Did Sherlock Holmes collect trophies?

During last night's look at "The Speckled Band," I noticed something odd about the corpse Sherlock Holmes discovers.

"Beside this table, on the wooden chair, sat Dr. Grimesby Roylott, clad in a long gray dressing-gown, his bare ankles protruding beneath, and his feet thrust into red heelless Turkish slippers."

Outside of A Study in Scarlet, "The Speckled Band" is the earliest occurring recorded case of Sherlock Holmes that we know of, coming before all the others. And it has certain details that we see repeated, which some might say are part of an author going back to the same creative trough, out of habit or laziness.
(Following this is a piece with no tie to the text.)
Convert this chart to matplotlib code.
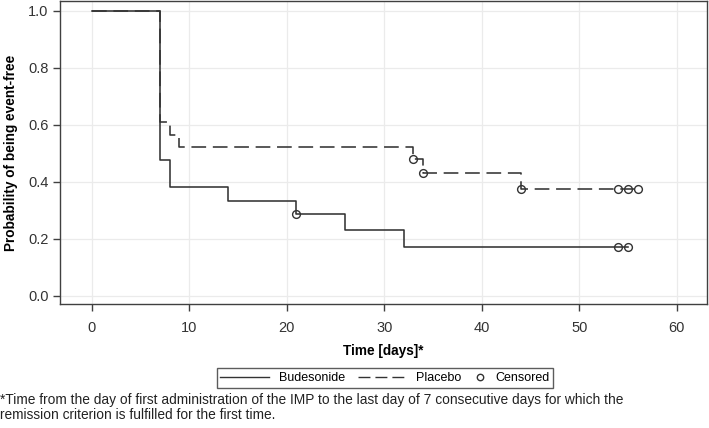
import matplotlib
matplotlib.use('Agg')
from matplotlib import pyplot as plt
from matplotlib.lines import Line2D
from matplotlib.legend_handler import HandlerLine2D

# Kaplan-Meier estimates
bud_time = [0, 7, 8, 14, 21, 26, 32, 55]
bud_surv = [1.0, 0.476, 0.381, 0.333, 0.286, 0.229, 0.171, 0.171]
bud_cens_time = [21, 54, 55]
bud_cens_surv = [0.286, 0.171, 0.171]

pla_time = [0, 7, 8, 9, 33, 34, 44, 56]
pla_surv = [1.0, 0.609, 0.565, 0.522, 0.478, 0.430, 0.376, 0.376]
pla_cens_time = [33, 34, 44, 54, 55, 56]
pla_cens_surv = [0.478, 0.430, 0.376, 0.376, 0.376, 0.376]

x_ticks = [0, 10, 20, 30, 40, 50, 60]
y_ticks = [0.0, 0.2, 0.4, 0.6, 0.8, 1.0]
legend_labels = ['Budesonide', 'Placebo', 'Censored']


# short handle for the censored marker entry
class ShortHandler(HandlerLine2D):
    def legend_artist(self, legend, orig_handle, fontsize, handlebox):
        handlebox.width = 0.9 * fontsize
        return super().legend_artist(legend, orig_handle, fontsize, handlebox)


plt.rcParams['font.family'] = ['Liberation Sans', 'DejaVu Sans']
col = '#333333'

fig = plt.figure(figsize=(7.09, 4.28), dpi=100)
ax = fig.add_axes([0.0853, 0.2897, 0.9117, 0.708])

ax.step(bud_time, bud_surv, where='post', color=col, lw=1.15)
ax.step(pla_time, pla_surv, where='post', color=col, lw=1.15, dashes=(9.2, 4.2))
ax.plot(bud_cens_time, bud_cens_surv, 'o', mfc='none', mec=col, ms=5.6, mew=1.0)
ax.plot(pla_cens_time, pla_cens_surv, 'o', mfc='none', mec=col, ms=5.6, mew=1.0)

ax.set_xlim(-3.2, 63.1)
ax.set_ylim(-0.029, 1.034)
ax.set_xticks(x_ticks)
ax.set_yticks(y_ticks)
ax.set_yticklabels(['%.1f' % v for v in y_ticks])
ax.grid(True, color='#ebebeb', lw=0.9)
ax.set_axisbelow(True)
ax.tick_params(direction='out', length=5, width=1, color='#404040',
               labelsize=10.5, labelcolor='#333333')
ax.tick_params(axis='x', pad=7)
ax.tick_params(axis='y', pad=3.5)
for s in ax.spines.values():
    s.set_color('#404040')
    s.set_linewidth(1.0)

ax.set_xlabel('Time [days]*', fontsize=9.8, fontweight='bold', labelpad=7)
ax.set_ylabel('Probability of being event-free', fontsize=9.8, fontweight='bold', labelpad=7)

handles = [Line2D([], [], color=col, lw=1.0),
           Line2D([], [], color=col, lw=1.0, dashes=(8.6, 3.6)),
           Line2D([], [], ls='none', marker='o', mfc='none', mec=col, ms=4.6)]
fig.legend(handles, legend_labels, loc='center',
           bbox_to_anchor=(0.543, 0.117), ncol=3, fontsize=9, frameon=True,
           fancybox=False, edgecolor='#333333', handlelength=3.9,
           columnspacing=1.0, handletextpad=0.8, borderpad=0.3,
           handler_map={handles[2]: ShortHandler()})

fig.text(0.0, 0.047,
         '*Time from the day of first administration of the IMP to the last day of 7 consecutive days for which the\n'
         'remission criterion is fulfilled for the first time.',
         fontsize=9.9, ha='left', va='center', linespacing=1.1, color='#222222')

fig.savefig('out.png', dpi=100)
That is, if you're taking the train of thought that an author was behind all of this . . . .

If you're taking Watson's memory for detail as Canon, however, the occasional familiar bit may make you go, "Hey, wait a minute . . ." as that line above did with me this time out.

Grimesby Roylott has a long gray dressing-gown.
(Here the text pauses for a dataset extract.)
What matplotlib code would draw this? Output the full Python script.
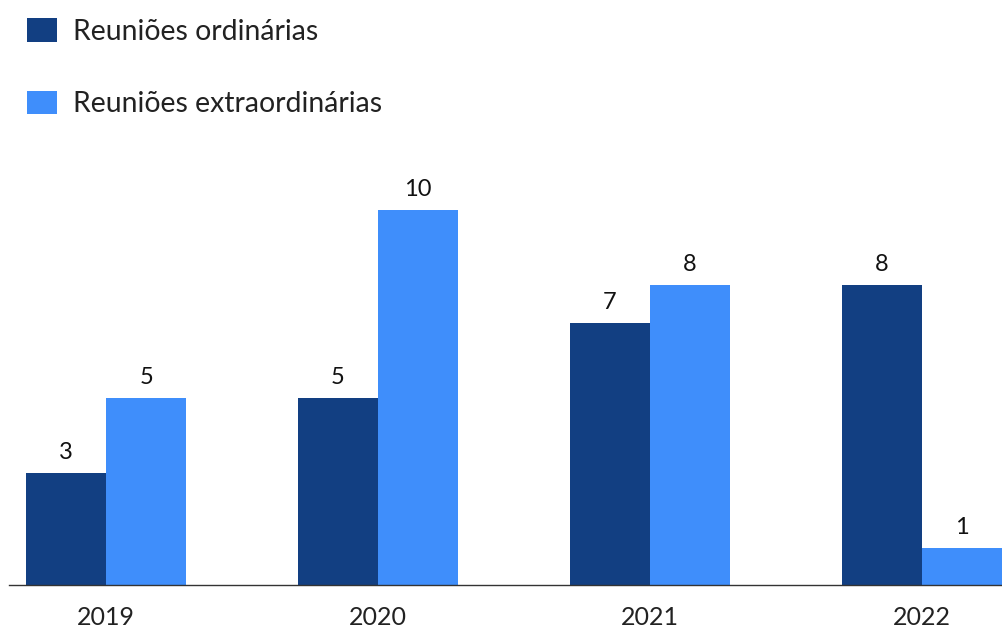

Sherlock Holmes had a long gray dressing-gown. Watson just called it "mouse-coloured" when Holmes dresses his wax dummy in it in "The Empty House."
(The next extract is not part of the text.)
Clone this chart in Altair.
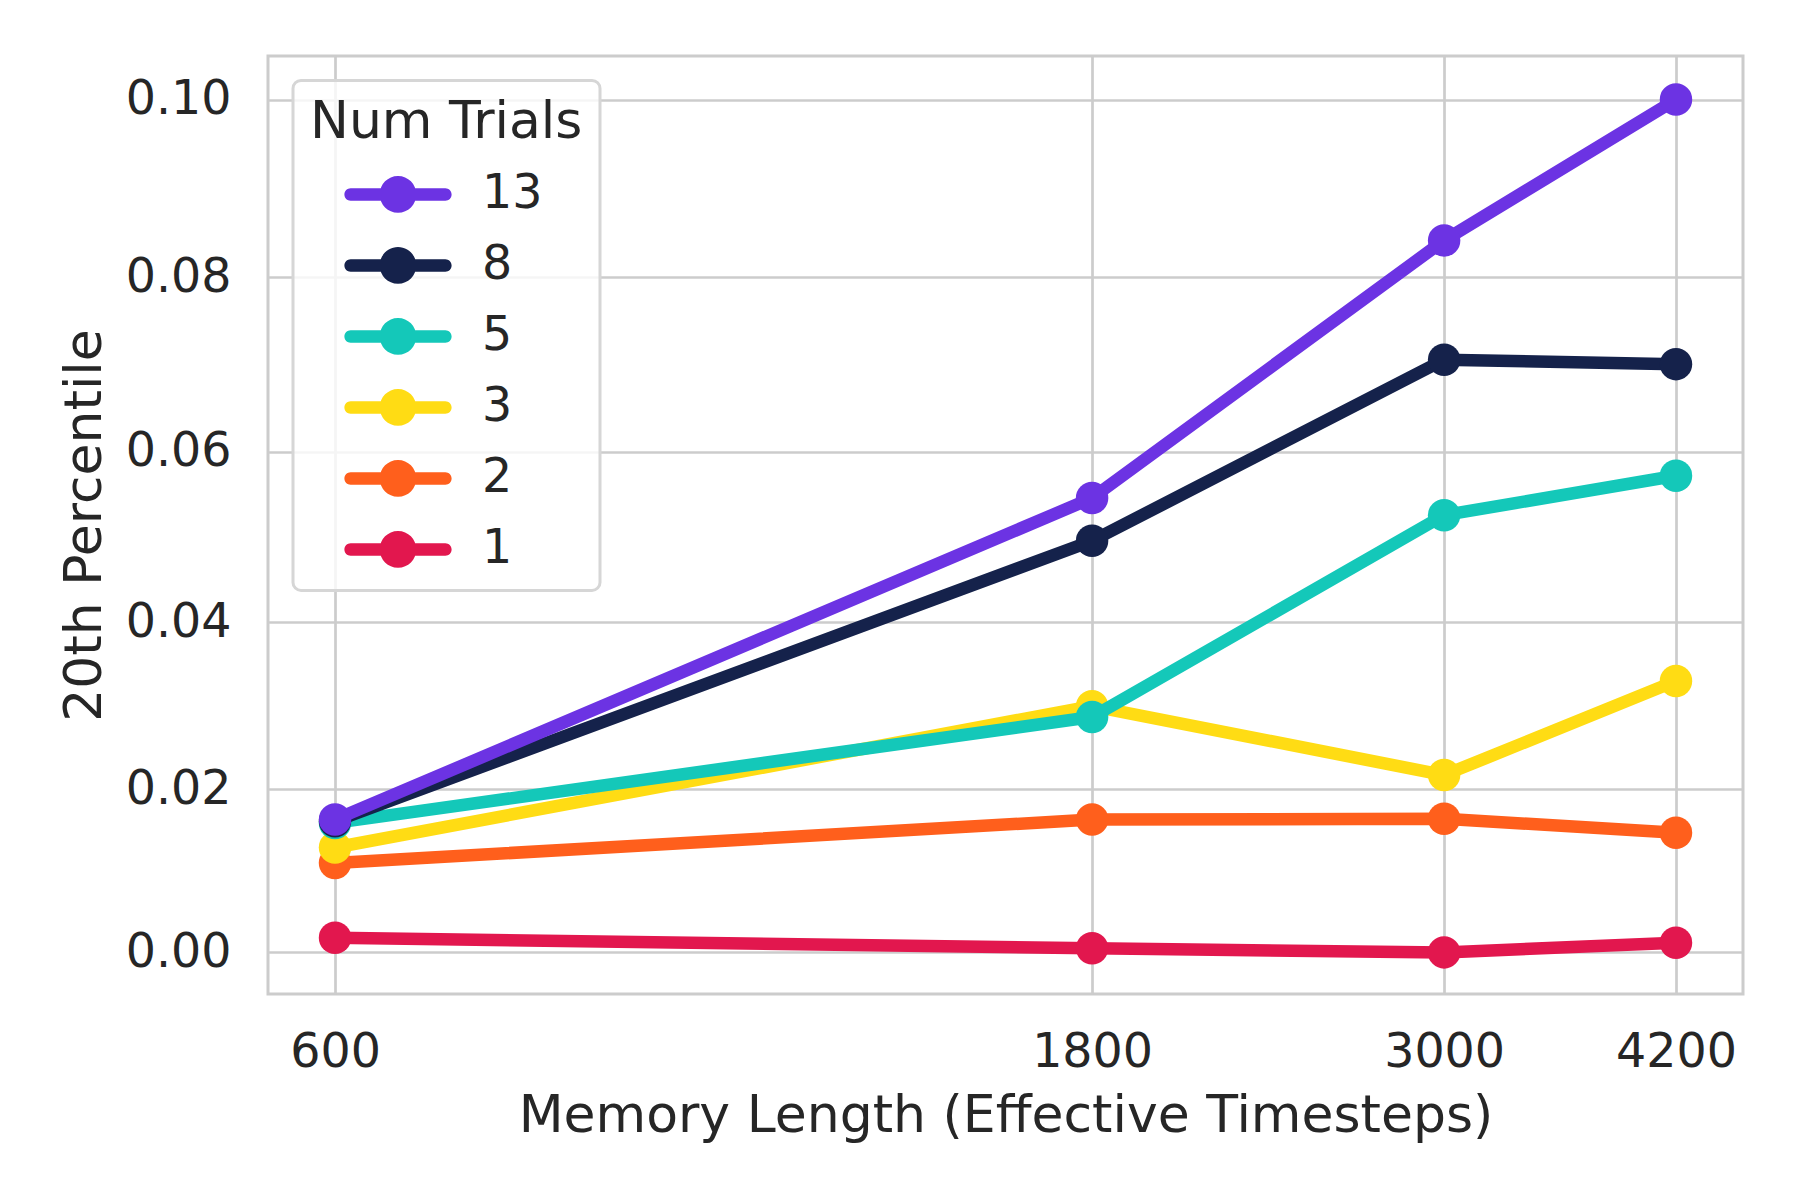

Grimesby Roylott has Turkish slippers.

Sherlock Holmes has Persian slippers. Given that Persia, a.k.a. Iran, and Turkey share a common border, these are pretty much the same kind of slippers. And yes, I refer to "a" Persian slipper that Holmes kept his tobacco in, mentioned in "The Musgrave Ritual." As well as "the Persian slipper" he offers Watson tobacco from in "The Naval Treaty." Plainly, a pair of Persian slippers. How can I be so certain of this? Well, as Watson showed preferences for ship's and later an Arcadia mixture, it should be plain enough that one slipper had Holmes's tobacco of choice and the other held a supply for visits by Watson.

But I digress.

The point I'm trying to make here is that Grimesby Roylott's personal effects seem like they might have wound up in Sherlock Holmes's sitting room. We know Holmes saved a sovereign to remember Irene Adler by, and coins from the treasure chest the Musgrave ritual led to . . . he did like his souvenirs. Did he take one in every case he worked on?

"Our chambers were full of criminal relics," Watson wrote in that same "Adventure of the Musgrave Ritual."  But are we to think that Holmes might have even robbed a corpse of a decent pair of slippers and a dressing gown in his little obsession with criminal relics? Well, the man was extremely comfortable in dealing with bodies in his work. And in 1883, a younger Holmes working apart from the police on a case like he was in the Roylott matter, a case where he wasn't going to make much money, the line between "crime scene" and "yard sale" might not have been as solid as on some other occasions.

It's definitely something worth considering. And maybe time we looked around 221B Baker Street for a few other "freebies" that came as returns on Sherlock Holmes's "invest"-igations.

You never know.

1 comment:

  1. I've always wondered what chemicals or criminal relics ended up in the butter dish - or less desirable places!